George Walton

Personal information
- Date of birth: 1911
- Place of birth: Burnley, England
- Height: 5 ft 7 in (1.70 m)
- Position: Forward

Senior career*
- Years: Team / Apps / (Gls)
- 1929–1932: Accrington Stanley / 79 / (21)
- 1932–1936: Bolton Wanderers / 26 / (1)
- 1936–1939: Cardiff City / 84 / (16)
- 1939: Walsall / 0 / (0)

= George Walton (footballer) =

English footballer

George Walton (born 1911; date of death unknown) was an English professional footballer. During his career, he made over 150 appearances in the English Football League during spells with Accrington Stanley, Bolton Wanderers and Cardiff City.

==Career==
Born in Burnley, Walton began his professional career with Accrington Stanley in the Third Division North in 1929. During the 1932–33 season, he joined First Division side Bolton Wanderers for a fee of £300 but struggled to establish himself in the first-team at Burnden Park, despite being a consistent scorer for the club's reserve side in the Central League.
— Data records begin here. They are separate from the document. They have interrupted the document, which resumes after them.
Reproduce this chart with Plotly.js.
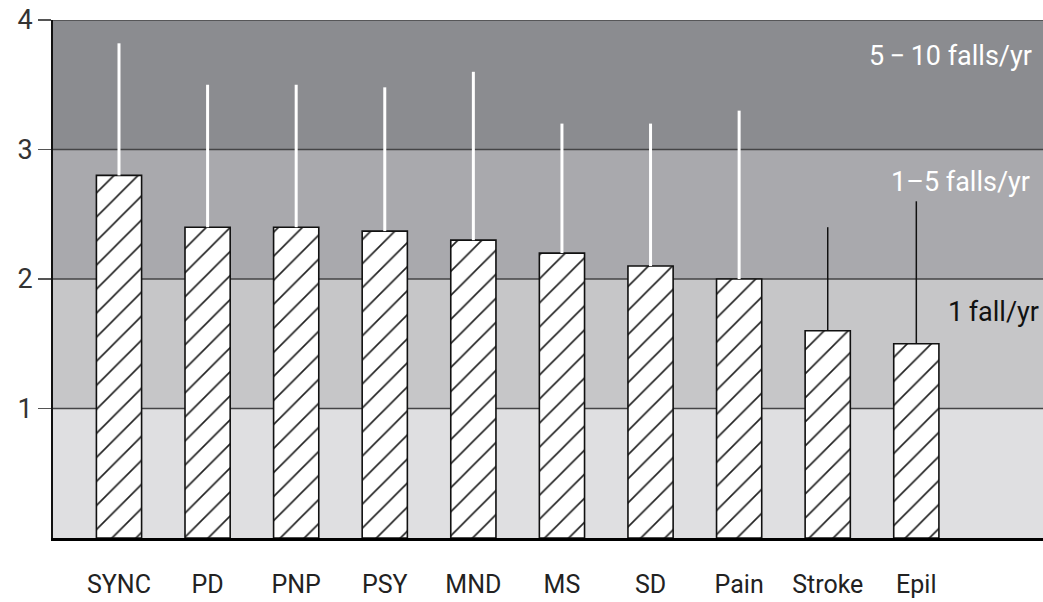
<!DOCTYPE html>
<html>
<head>
<meta charset="utf-8">
<script src="https://cdn.plot.ly/plotly-3.0.1.min.js"></script>
<style>html,body{margin:0;padding:0;background:#fff;}#chart{width:1043px;height:602px;}</style>
</head>
<body>
<div id="chart"></div>
<script>
// Data
const categories = ["SYNC", "PD", "PNP", "PSY", "MND", "MS", "SD", "Pain", "Stroke", "Epil"];
const meanFalls = [2.8, 2.4, 2.4, 2.37, 2.3, 2.2, 2.1, 2.0, 1.6, 1.5];
const upperBound = [3.82, 3.5, 3.5, 3.48, 3.6, 3.2, 3.2, 3.3, 2.4, 2.6];
const yTicks = [1, 2, 3, 4];
const bandEdges = [0, 1, 2, 3, 4];
const bandColors = ["#dfdfe1", "#c6c6c8", "#a9a9ad", "#8b8c90"];
const bandLabels = ["1\u2009fall/yr", "1\u20135 falls/yr", "5\u2009\u2212\u200910 falls/yr"];
const bandLabelY = [1.745, 2.75, 3.72];
const bandLabelX = [9.33, 8.69, 8.44];
const bandLabelColor = ["#111111", "#ffffff", "#ffffff"];

const whiteIdx = [0,1,2,3,4,5,6,7];
const blackIdx = [8,9];
const FONT = "Roboto, 'Liberation Sans Narrow', sans-serif";

function makeTrace(idx, errColor, errWidth) {
  return {
    type: 'bar',
    x: idx.map(i => categories[i]),
    y: idx.map(i => meanFalls[i]),
    width: 0.51,
    marker: {
      color: '#ffffff',
      line: {color: '#111111', width: 1.6},
      pattern: {shape: '/', fgcolor: '#222222', bgcolor: '#ffffff', size: 17, solidity: 0.1}
    },
    error_y: {
      type: 'data', symmetric: false,
      array: idx.map(i => upperBound[i] - meanFalls[i]),
      arrayminus: idx.map(i => 0),
      color: errColor, thickness: errWidth, width: 0
    },
    hoverinfo: 'skip',
    showlegend: false
  };
}

const shapes = [];
for (let i = 0; i < bandColors.length; i++) {
  shapes.push({type: 'rect', xref: 'paper', yref: 'y', x0: 0, x1: 1,
    y0: bandEdges[i], y1: bandEdges[i+1], fillcolor: bandColors[i], line: {width: 0}, layer: 'below'});
}
for (let i = 1; i < bandEdges.length; i++) {
  shapes.push({type: 'line', xref: 'paper', yref: 'y', x0: 0, x1: 1,
    y0: bandEdges[i], y1: bandEdges[i], line: {color: '#444446', width: 1.5}, layer: 'below'});
}

const annotations = bandLabels.map((t, i) => ({
  x: bandLabelX[i], y: bandLabelY[i], xref: 'x', yref: 'y', text: t,
  showarrow: false, xanchor: 'left', yanchor: 'middle',
  font: {family: FONT, size: 27, color: bandLabelColor[i]}
}));

const layout = {
  width: 1043, height: 602,
  margin: {l: 53, r: 0, t: 20, b: 64},
  paper_bgcolor: '#ffffff', plot_bgcolor: '#ffffff',
  barmode: 'overlay',
  showlegend: false,
  xaxis: {
    type: 'category', categoryorder: 'array', categoryarray: categories,
    range: [-0.745, 10.43],
    showline: true, linecolor: '#000000', linewidth: 3,
    ticks: '', showgrid: false, zeroline: false,
    ticklabelstandoff: 22,
    tickfont: {family: FONT, size: 25, color: '#222222'}
  },
  yaxis: {
    range: [0, 4], tickvals: yTicks, ticktext: yTicks.map(String),
    showline: true, linecolor: '#111111', linewidth: 2,
    ticks: 'outside', ticklen: 13, tickwidth: 1.5, tickcolor: '#555555',
    showgrid: false, zeroline: false,
    tickfont: {family: FONT, size: 27, color: '#333333'}
  },
  shapes: shapes,
  annotations: annotations
};

Plotly.newPlot('chart', [makeTrace(whiteIdx, '#ffffff', 3), makeTrace(blackIdx, '#111111', 1.5)], layout, {staticPlot: true});
</script>
</body>
</html>
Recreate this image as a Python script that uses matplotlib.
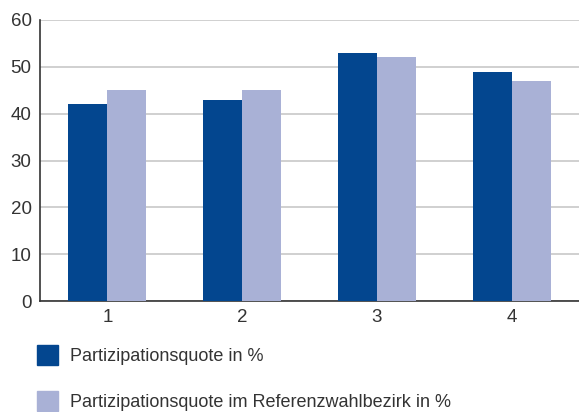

Having made just 26 league appearances in nearly four seasons with the club, he was allowed to join Third Division South side Cardiff City, following former Bolton teammate George Nicholson who had made the same move one month before. The Bluebirds struggled in the bottom half of the table for the majority of his time there and, despite arriving three months into the season, he finished as the club's top scorer during his first season at Ninian Park. He left the club in 1939 to join Walsall, making three appearances at the start of the 1939–40 season before the Football League was suspended following the outbreak of World War II.